Janek Performance Group > Blog > What You Need to Know to Write Winning Sales Proposals (Part 1)

Sales Performance Blog

27 Feb 2019

What You Need to Know to Write Winning Sales Proposals (Part 1)

By: Nick Kane

Proposals. Whether they’re for sales to secure business, for grants to gain funding, or even the most basic of asking someone to marry you, proposals can be stressful endeavors that require a lot of time, thought, planning, and resources. While we can’t help you plot the perfect marriage proposal, we can give you advice on how to write excellent sales proposals for your prospects. Because this is such a broad topic, we’ll be splitting this in separate posts. For this first part, we’ll be discussing the prep work you need to carry out before writing a proposal and higher-level things to address in the document.

What You Need to Know to Write Winning Sales Proposals

  1. Ask yourself if it’s the right time to write one.

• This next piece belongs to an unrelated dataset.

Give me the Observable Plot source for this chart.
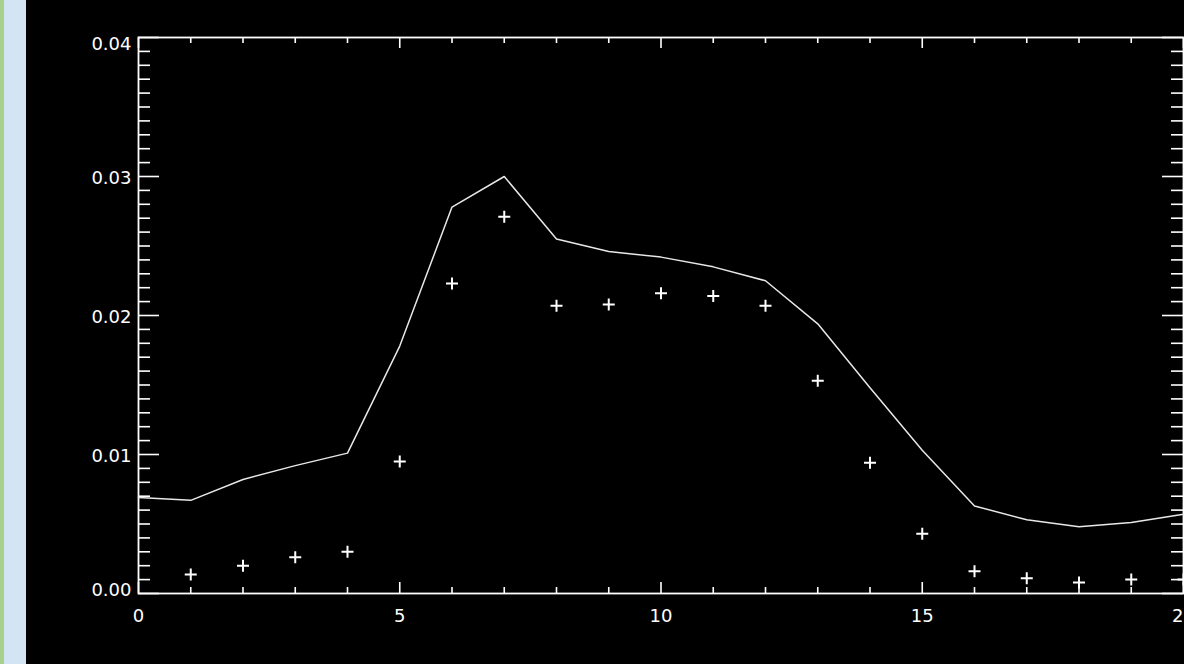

    Because sales proposals are so resource-intensive, make sure that the situation calls for you to make that investment. If the prospect isn’t ready to enter the decision-making stage, or if you don’t stand a reasonable chance of winning the contract, then your efforts are better spent elsewhere. Although this might seem self-evident, a surprising number of sales organizations fail to perform due diligence in conducting adequate opportunity assessment and analysis.

  2. Pay close attention to any requirements.

    Another trap I frequently see sales teams fall into is not carefully scrutinizing client, industry, and sales situations for necessary requirements and details. It reminds me of college where professors would write exam questions that had multiple parts in the prompt. Miss a part or misread the question and your grade would be docked, no matter how stellar the rest of your answer was. In sales, those types of unforced errors can cost you deals – a much more serious consequence than a grade deduction.

  3. Research, research, research.

    The best proposals include specific, concrete information that’s customized to the client’s situation, needs, and goals. In order to do that, you’ll need to conduct research and deep dive. Engage the buyer in carefully crafted discovery to draw out the information you need to write an effective proposal. This may take multiple touches and discussions, and that’s perfectly fine. Remember, this is a significant investment for both parties, so do it the right way.

    You might also find in this phase that you uncover more issues that the client isn’t even aware of or didn’t think was relevant to the solution they’re seeking. Sometimes this becomes part of your proposal. Sometimes it won’t, but even in that scenario, you’ve still provided value to the prospect and that’s helpful for building trust and establishing your own credibility.

    Expand your scope beyond just the customer. Look at their industry as a whole. See if you can find case studies or examples of analogous situations that are germane to the problems you’re hoping to solve. Being able to present yourself as knowledgeable about the market and industry-specific conditions matters.

  4. Keep in mind that every proposal calls for a different format and information.

    While it is perfectly reasonable to work off a template, you should never fail to  customize your proposal to the requirements of the situation. So while a template is a potential starting point and can save some time, be prepared to make adjustments every time you submit a proposal. Avoid just filling in the blanks.

  5. The briefer, the better (with caveats).

    While the general concept of concise proposals is correct (decision makers and influencers are time-pressed, after all – especially the C-Suite), many industries and solutions will require a much longer proposal – notably enterprise-level services or complex sales processes that involve a lot of elements.

    How to know how long the proposal should be? Look at the requirements for the proposal and estimate how much space you’ll need to make sure you answer everything that’s called for (Refer back to Point #2).

  6. Write the proposal to the customer and their problems.

    A sales proposal is not the place to talk about how great you are. Nor is it the arena for you to simply list deliverables or features and benefits. Rather, it’s your chance to demonstrate how the deliverables, features, and benefits connect directly to the buyer’s problems and solve the issues they’re trying to remedy. Spend considerable real estate on this portion – it’s the heart and core of the proposal.

These top-level areas for proposals are some of the most crucial foundation points to consider. Consequently, not accounting for these fundamentals can sink you before you even put down a single word. In our next visit to this topic, we’ll look at best practices for constructing the actual proposal itself.